Hence if $S$ is irrational, then it would show that $\zeta(3)$ is not a rational multiple of $\pi^6$. Since we know that $\zeta(3)$ is not rational given Apery's work, this is a slight strengthening of the result of Apery.
It seems that Apery's approach should still work for $S$, but I am not sure. Does anyone know the answer or the plausibility of Apery's approach working?

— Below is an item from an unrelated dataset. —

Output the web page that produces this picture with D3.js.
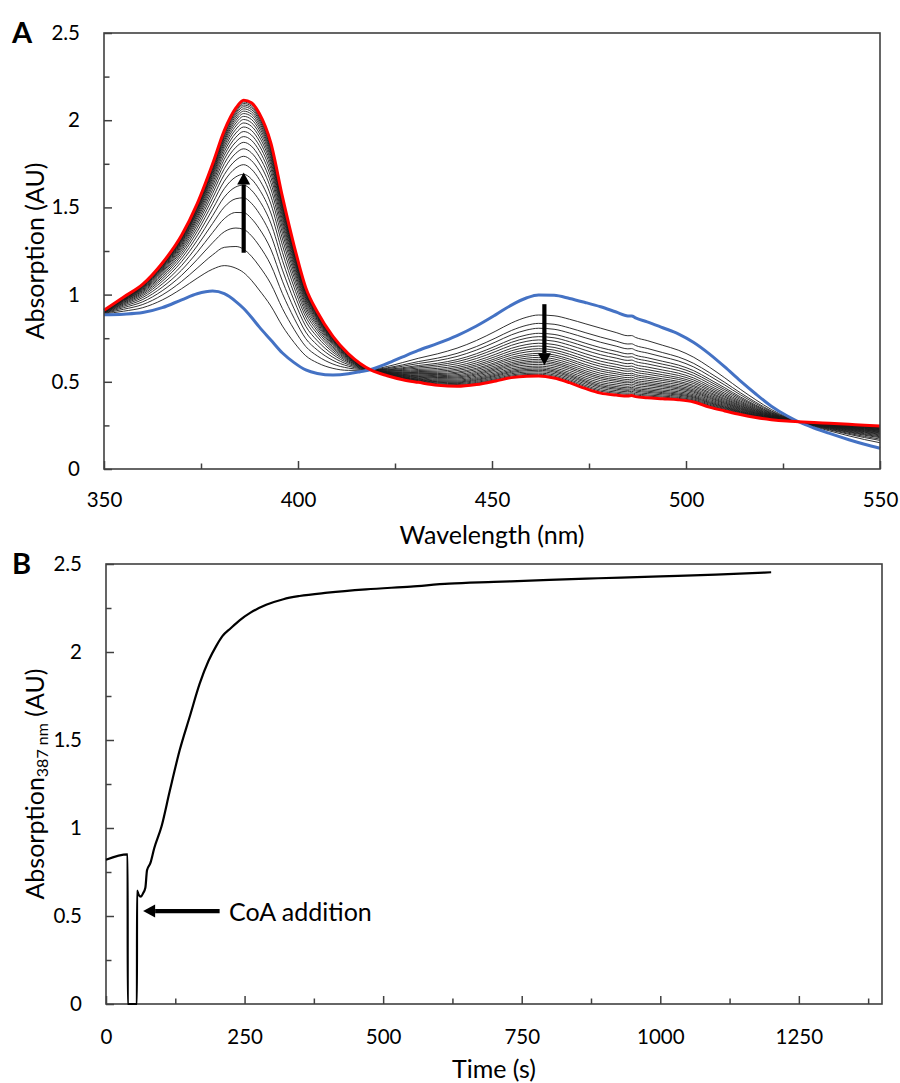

Edit: one notes that if we are to sum over the reciprocals of POWERFUL numbers, i.e. those numbers $n$ such that for all primes $p$ dividing $n$, there exists an integer $k > 1$ such that $p^k || n$. In particular all powerful numbers $n$ have a unique representation as $n = a^2 b^3$, where $b$ is squarefree. Hence we have
$$\displaystyle T = \sum_{n \text{ powerful}} \frac{1}{n} = \left(\sum_{a=1}^\infty \frac{1}{a^2} \right)\left(\sum_{b \text{ squarefree}, b \geq 1} \frac{1}{b^3}\right) = \frac{\zeta(2)\zeta(3)}{\zeta(6)}.$$
It would be interesting to see if Apery's methods work for the sum of the reciprocals of powerful numbers as well.
Best Answer
Unfortunately (or not), this is still an open problem. Actually, problems involving product of $\pi$ by irrational numbers seem to be out of reach. A typical one is due to Nesterenko involving algebraic independence of $\pi$ and $e^{\pi}$. In this case, Apery or Beukers methods do not work (at least in my mind).